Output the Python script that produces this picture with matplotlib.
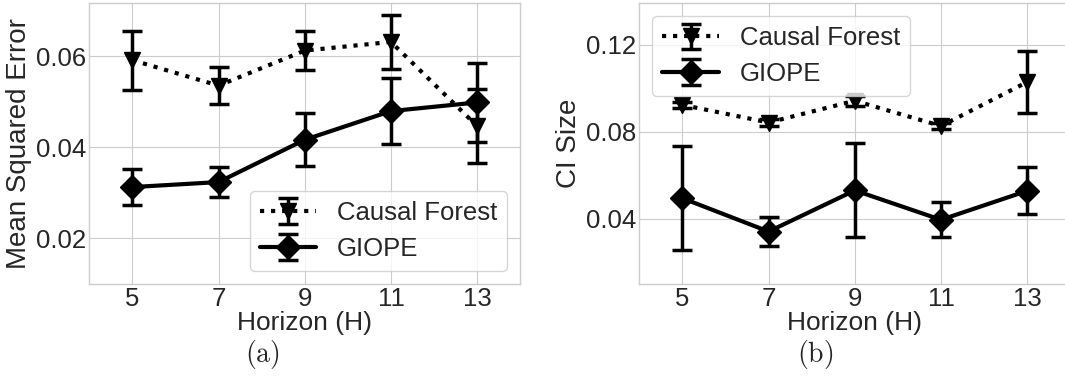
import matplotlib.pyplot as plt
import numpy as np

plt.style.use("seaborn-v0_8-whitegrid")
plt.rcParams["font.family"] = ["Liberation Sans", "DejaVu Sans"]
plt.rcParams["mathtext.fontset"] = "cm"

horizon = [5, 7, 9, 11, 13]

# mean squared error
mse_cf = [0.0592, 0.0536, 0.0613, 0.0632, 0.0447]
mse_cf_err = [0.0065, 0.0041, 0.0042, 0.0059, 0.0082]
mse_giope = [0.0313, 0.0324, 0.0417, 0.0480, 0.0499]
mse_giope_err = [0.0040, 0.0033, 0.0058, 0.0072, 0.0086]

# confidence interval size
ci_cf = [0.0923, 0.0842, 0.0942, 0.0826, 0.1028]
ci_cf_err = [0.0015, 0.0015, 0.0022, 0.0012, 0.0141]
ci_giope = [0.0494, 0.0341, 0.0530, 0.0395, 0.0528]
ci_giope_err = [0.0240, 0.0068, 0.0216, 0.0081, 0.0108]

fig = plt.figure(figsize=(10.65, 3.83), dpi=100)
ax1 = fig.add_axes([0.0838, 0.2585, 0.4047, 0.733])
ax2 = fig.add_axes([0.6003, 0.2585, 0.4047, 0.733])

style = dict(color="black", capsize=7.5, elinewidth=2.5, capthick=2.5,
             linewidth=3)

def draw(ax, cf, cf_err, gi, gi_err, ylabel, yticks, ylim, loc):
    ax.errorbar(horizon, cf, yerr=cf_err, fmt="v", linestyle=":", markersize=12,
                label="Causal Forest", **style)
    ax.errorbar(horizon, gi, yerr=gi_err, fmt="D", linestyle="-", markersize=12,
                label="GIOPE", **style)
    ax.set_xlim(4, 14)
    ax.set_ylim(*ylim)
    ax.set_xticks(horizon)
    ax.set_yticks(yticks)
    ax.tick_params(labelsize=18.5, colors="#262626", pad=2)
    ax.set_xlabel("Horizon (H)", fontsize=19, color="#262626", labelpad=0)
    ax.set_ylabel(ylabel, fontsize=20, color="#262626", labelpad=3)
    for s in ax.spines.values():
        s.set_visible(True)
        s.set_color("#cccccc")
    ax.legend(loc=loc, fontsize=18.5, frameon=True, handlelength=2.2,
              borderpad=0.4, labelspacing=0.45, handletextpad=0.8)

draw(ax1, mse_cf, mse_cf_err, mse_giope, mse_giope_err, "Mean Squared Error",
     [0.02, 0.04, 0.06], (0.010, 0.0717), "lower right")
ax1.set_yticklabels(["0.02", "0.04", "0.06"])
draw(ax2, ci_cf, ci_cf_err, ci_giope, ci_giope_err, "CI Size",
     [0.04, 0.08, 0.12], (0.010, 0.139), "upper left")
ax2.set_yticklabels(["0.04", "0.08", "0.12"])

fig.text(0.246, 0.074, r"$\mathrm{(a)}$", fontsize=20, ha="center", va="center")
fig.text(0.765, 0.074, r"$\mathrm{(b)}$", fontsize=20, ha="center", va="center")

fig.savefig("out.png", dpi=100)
::::::::
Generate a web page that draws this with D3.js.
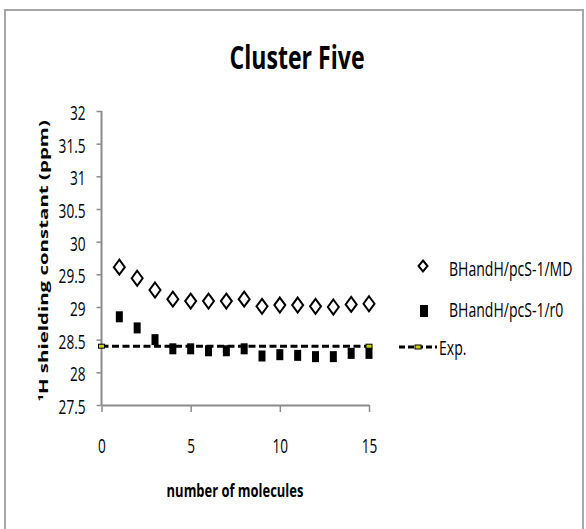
::::::::
§ **DO THIS**
Pictures stay out: repeat exactly only the lines from the one with "Output the Python" through the one with "linewidth=3)".

§ **ANSWER TO THE EXERCISE**
Output the Python script that produces this picture with matplotlib.
import matplotlib.pyplot as plt
import numpy as np

plt.style.use("seaborn-v0_8-whitegrid")
plt.rcParams["font.family"] = ["Liberation Sans", "DejaVu Sans"]
plt.rcParams["mathtext.fontset"] = "cm"

horizon = [5, 7, 9, 11, 13]

# mean squared error
mse_cf = [0.0592, 0.0536, 0.0613, 0.0632, 0.0447]
mse_cf_err = [0.0065, 0.0041, 0.0042, 0.0059, 0.0082]
mse_giope = [0.0313, 0.0324, 0.0417, 0.0480, 0.0499]
mse_giope_err = [0.0040, 0.0033, 0.0058, 0.0072, 0.0086]

# confidence interval size
ci_cf = [0.0923, 0.0842, 0.0942, 0.0826, 0.1028]
ci_cf_err = [0.0015, 0.0015, 0.0022, 0.0012, 0.0141]
ci_giope = [0.0494, 0.0341, 0.0530, 0.0395, 0.0528]
ci_giope_err = [0.0240, 0.0068, 0.0216, 0.0081, 0.0108]

fig = plt.figure(figsize=(10.65, 3.83), dpi=100)
ax1 = fig.add_axes([0.0838, 0.2585, 0.4047, 0.733])
ax2 = fig.add_axes([0.6003, 0.2585, 0.4047, 0.733])

style = dict(color="black", capsize=7.5, elinewidth=2.5, capthick=2.5,
             linewidth=3)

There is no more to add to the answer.